Treasury bill auctions in the week ending August 29
The U.S. Treasury held weekly auctions for three Treasury bill maturities—the four-week, 13-week, and 26-week Treasury bills (or T-bills) in the week ending August 29. A total of $103 billion worth of T-bills were auctioned. Treasury bills mature in a year or less. They’re at the very short end of the yield curve. Other Treasury securities like Treasury notes (UST) and bonds (TBT) are issued for longer maturities.
26-week—or six-month—Treasury bills auction held on August 25
The U.S. Treasury auctioned six-month T-bills worth $24 billion on August 25—$1 billion lower than the previous week. Despite lower issuance, the bid-to-cover ratio fell by ~5% to 4.58x week-over-week. The ratio has averaged 4.81x in 2014. The bid-to-cover ratio is an important demand indicator. It’s the total value of bids received divided by the value of securities on offer. A higher ratio implies higher demand and vice versa.
T-bills don’t pay a coupon. They’re offered at a discount to face value. They’re redeemable at par on maturity. The high discount rate for the August 25 auction came in at 0.05%—unchanged from the previous week. The discount rate averaged 0.053% in 2Q14.
The auction saw market demand decrease sharply. Indirect bidder allotments decreased almost half to ~24%. The share of primary dealer bids in the August 29 auction increased to ~69% from ~48% the previous week. Direct bids increased to ~6%.

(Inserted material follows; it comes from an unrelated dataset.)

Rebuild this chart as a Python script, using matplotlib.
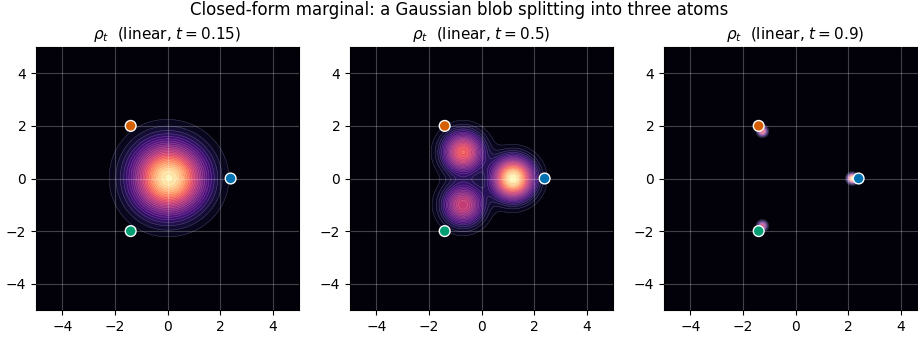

An increase in the percentage of primary dealer bids is a sign of weaker fundamental market demand. Primary dealers are a group of 22 authorized broker-dealers. They’re obliged to bid at U.S. Treasury auctions. They clean up excess supply. They include firms like JPMorgan Securities LLC (or JPM) and Goldman, Sachs & Co. (or GS). Both firms are components of the S&P 500 Index (IVV).